Provided material.
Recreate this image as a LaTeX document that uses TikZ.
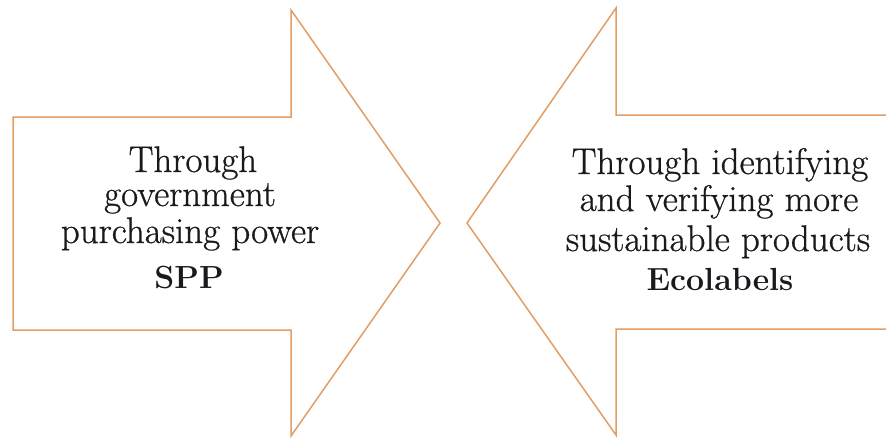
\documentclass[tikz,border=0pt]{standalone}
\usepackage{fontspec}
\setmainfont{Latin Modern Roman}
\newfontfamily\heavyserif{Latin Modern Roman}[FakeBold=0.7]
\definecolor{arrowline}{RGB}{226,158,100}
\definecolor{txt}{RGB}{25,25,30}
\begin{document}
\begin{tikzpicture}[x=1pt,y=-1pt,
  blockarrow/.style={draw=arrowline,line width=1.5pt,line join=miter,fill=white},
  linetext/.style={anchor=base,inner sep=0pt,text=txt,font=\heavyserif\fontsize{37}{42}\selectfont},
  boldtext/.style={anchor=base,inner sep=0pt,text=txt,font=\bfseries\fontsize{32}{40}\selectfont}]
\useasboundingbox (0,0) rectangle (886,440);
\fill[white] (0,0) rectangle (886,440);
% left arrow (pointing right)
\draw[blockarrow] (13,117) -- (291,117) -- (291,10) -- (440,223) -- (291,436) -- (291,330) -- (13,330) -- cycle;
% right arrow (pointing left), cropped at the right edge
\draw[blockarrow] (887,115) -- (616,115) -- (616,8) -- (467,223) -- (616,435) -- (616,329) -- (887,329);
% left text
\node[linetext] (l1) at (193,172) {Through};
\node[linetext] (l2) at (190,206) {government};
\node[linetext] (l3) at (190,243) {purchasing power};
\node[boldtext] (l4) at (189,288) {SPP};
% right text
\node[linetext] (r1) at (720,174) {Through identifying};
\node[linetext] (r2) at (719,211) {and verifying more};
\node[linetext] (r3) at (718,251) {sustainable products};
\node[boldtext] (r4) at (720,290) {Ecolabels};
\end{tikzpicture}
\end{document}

The problem.
Except for the pictures, copy the material above exactly.

Output for this exercise.
Recreate this image as a LaTeX document that uses TikZ.
\documentclass[tikz,border=0pt]{standalone}
\usepackage{fontspec}
\setmainfont{Latin Modern Roman}
\newfontfamily\heavyserif{Latin Modern Roman}[FakeBold=0.7]
\definecolor{arrowline}{RGB}{226,158,100}
\definecolor{txt}{RGB}{25,25,30}
\begin{document}
\begin{tikzpicture}[x=1pt,y=-1pt,
  blockarrow/.style={draw=arrowline,line width=1.5pt,line join=miter,fill=white},
  linetext/.style={anchor=base,inner sep=0pt,text=txt,font=\heavyserif\fontsize{37}{42}\selectfont},
  boldtext/.style={anchor=base,inner sep=0pt,text=txt,font=\bfseries\fontsize{32}{40}\selectfont}]
\useasboundingbox (0,0) rectangle (886,440);
\fill[white] (0,0) rectangle (886,440);
% left arrow (pointing right)
\draw[blockarrow] (13,117) -- (291,117) -- (291,10) -- (440,223) -- (291,436) -- (291,330) -- (13,330) -- cycle;
% right arrow (pointing left), cropped at the right edge
\draw[blockarrow] (887,115) -- (616,115) -- (616,8) -- (467,223) -- (616,435) -- (616,329) -- (887,329);
% left text
\node[linetext] (l1) at (193,172) {Through};
\node[linetext] (l2) at (190,206) {government};
\node[linetext] (l3) at (190,243) {purchasing power};
\node[boldtext] (l4) at (189,288) {SPP};
% right text
\node[linetext] (r1) at (720,174) {Through identifying};
\node[linetext] (r2) at (719,211) {and verifying more};
\node[linetext] (r3) at (718,251) {sustainable products};
\node[boldtext] (r4) at (720,290) {Ecolabels};
\end{tikzpicture}
\end{document}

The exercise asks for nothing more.